In recommending a six-month bar suspension for Kline, the D.C. Board on Professional Responsibility found he had violated Rule 3.8 (e), modeled on the ABA’s Standards for Criminal Justice:

The prosecutor in a criminal case shall not…[i]ntentionally fail to disclose to the defense, upon request and at a time when use by the defense is reasonably feasible, any evidence or information that the prosecutor knows or reasonably should know tends to negate the guilt of the accused…

Kline appealed, arguing “his ethical duties are coextensive with the duties imposed under Brady,” specifically the “material-to-outcome” standard, and that, therefore, “a prosecutor cannot violate Rule 3.8 (e) unless there is a reasonable probability that the information or evidence withheld made a difference in the outcome of the trial.”  Here his argument apparently being that the two other eyewitnesses were sufficient to convict.

The court firmly rejected this position, in language it is worth quoting at length:

[E]vidence material to the preparation of the defense is often confused with ‘material to the outcome of the trial,’ i.e., prejudice. While the Supreme Court in Brady promulgated a definition of exculpatory material for disclosure purposes—evidence that is “material to guilt or innocence”—it was not until Bagley that the term “material” was defined as prejudice sufficient to support a belief that had the information been disclosed the outcome of the trial likely would have been different.

Further, as the Supreme Court recognized in Kyles, ‘[t]he rule in Bagley (and, hence, in Brady) requires less of the prosecution than the ABA Standards for Criminal Justice, which call generally for prosecutorial disclosures of any evidence tending to exculpate or mitigate.’ The Supreme Court reiterated that basic tenet in Cone, noting that ‘[a]lthough the Due Process Clause of the Fourteenth Amendment, as interpreted by Brady, only mandates the disclosure of material evidence, the obligation to disclose evidence favorable to the defense may arise more broadly under a prosecutor’s ethical or statutory obligations.’ [emphasis added].

Retrospective analysis, while it necessarily comports with appellate review, is wholly inapplicable in pretrial prospective determinations…It is impossible for a trial court at the pretrial stage to require the defendant to satisfy the test of materiality normally associated with a retrospective BradyAgurs inquiry, namely, materiality to outcome. On the premise that there can be a pretrial ruling under Brady, this abandonment of the material-to-outcome test is necessary because there can be no objective, ad hoc way to evaluate before trial whether evidence or information will be material to the outcome. No one has that gift of prophecy. To argue that the court can apply a material-to-outcome test before trial is to argue a contradiction….

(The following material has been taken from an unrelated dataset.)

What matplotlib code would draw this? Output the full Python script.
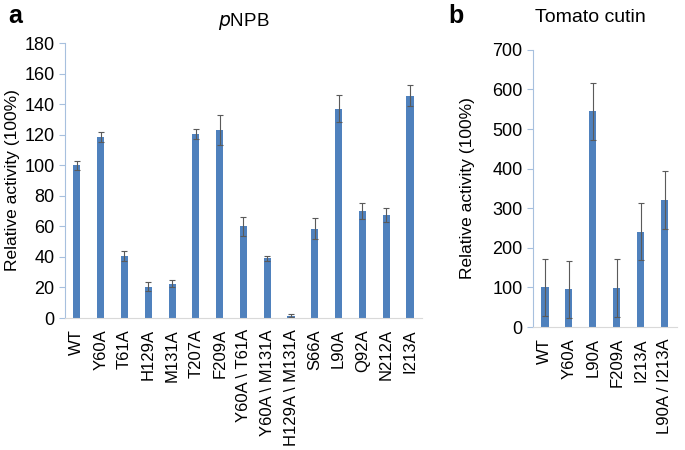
import numpy as np
import matplotlib
matplotlib.use("Agg")
import matplotlib.pyplot as plt

plt.rcParams['font.family'] = ['Liberation Sans', 'DejaVu Sans']

# panel a - pNPB
labels_a = ['WT', 'Y60A', 'T61A', 'H129A', 'M131A', 'T207A', 'F209A',
            'Y60A \\ T61A', 'Y60A \\ M131A', 'H129A \\ M131A', 'S66A',
            'L90A', 'Q92A', 'N212A', 'I213A']
vals_a = [100, 118.5, 40.5, 20.5, 22.5, 120.5, 123, 60, 39, 1.5, 58.5,
          137, 70, 67.5, 145.5]
err_a = [3, 3, 3.5, 3, 2.5, 3, 10, 6, 1.5, 1, 7, 9, 5.5, 4.5, 7]

# panel b - tomato cutin
labels_b = ['WT', 'Y60A', 'L90A', 'F209A', 'I213A', 'L90A / I213A']
vals_b = [100, 95, 545, 98, 240, 320]
err_b = [73, 72, 72, 73, 72, 73]

bar_col = '#4f81bd'
axis_col = '#a7c0de'


def style(ax, ymax, step):
    ax.set_ylim(0, ymax)
    ax.set_yticks(np.arange(0, ymax + 1, step))
    for s in ['top', 'right']:
        ax.spines[s].set_visible(False)
    ax.spines['left'].set_color(axis_col)
    ax.spines['bottom'].set_color('#d9d9d9')
    ax.tick_params(axis='y', colors=axis_col, labelcolor='black',
                   labelsize=13, length=4)
    ax.tick_params(axis='x', length=0, labelsize=12, pad=8)
    ax.set_ylabel('Relative activity (100%)', fontsize=12.5)


fig = plt.figure(figsize=(6.85, 4.5), dpi=100)

ax1 = fig.add_axes([0.0949, 0.2933, 0.521, 0.611])
x = np.arange(len(vals_a))
ax1.bar(x, vals_a, width=0.3, color=bar_col)
ax1.errorbar(x, vals_a, yerr=err_a, fmt='none', ecolor='#5a5a5a',
             elinewidth=0.8, capsize=2.5, capthick=0.8)
ax1.set_xlim(-0.5, len(vals_a) - 0.5)
ax1.set_xticks(x)
ax1.set_xticklabels(labels_a, rotation=90)
style(ax1, 180, 20)
ax1.yaxis.set_label_coords(-0.125, 0.5)
ax1.set_title('$\\it{p}$NPB', fontsize=13.5, pad=12)

ax2 = fig.add_axes([0.778, 0.2733, 0.21, 0.616])
x2 = np.arange(len(vals_b))
ax2.bar(x2, vals_b, width=0.3, color=bar_col)
ax2.errorbar(x2, vals_b, yerr=err_b, fmt='none', ecolor='#5a5a5a',
             elinewidth=0.8, capsize=2.5, capthick=0.8)
ax2.set_xlim(-0.5, len(vals_b) - 0.5)
ax2.set_xticks(x2)
ax2.set_xticklabels(labels_b, rotation=90)
style(ax2, 700, 100)
ax2.yaxis.set_label_coords(-0.4, 0.5)
ax2.set_title('Tomato cutin', fontsize=14, pad=20, x=0.4)

fig.text(0.012, 0.965, 'a', fontsize=18, fontweight='bold', va='center')
fig.text(0.655, 0.965, 'b', fontsize=18, fontweight='bold', va='center')

fig.savefig('out.png', dpi=100)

For that reason, it is important not to use Brady as a canon of prosecutorial ethics…Thus, to the extent the Rule 3.8 commentary suggests a materiality test, we reject it. We see no logical reason to base our interpretation about the scope of a prosecutor’s ethical duties on an ad hoc, after the fact, case by case review of particular criminal convictions.

All this said, the D.C. Court of Appeals found that, while Kline had clearly violated the rule, his understanding that there was in fact a materiality standard was “not unreasonable,” owing to the court’s own prior ambiguous commentary on the rule, which has been cited by other jurisdictions in adopting a narrower interpretation of ethical standards.  Thus they declined to impose the Board’s recommendation of a six month suspension.

In In Re Andrew J. Kline, however, the court goes to lengths to distance itself from its own previous commentary, and clearly establishes that:

Rule 3.8 (e) requires a prosecutor to disclose all potentially exculpatory information in his or her possession regardless of whether that information would meet the materiality requirements of Bagley, Kyles, and their progeny.

Unsurprisingly, the U.S. Attorney’s Office in Washington, which had supported the more limited obligation, says it is reviewing the case for possible appeal.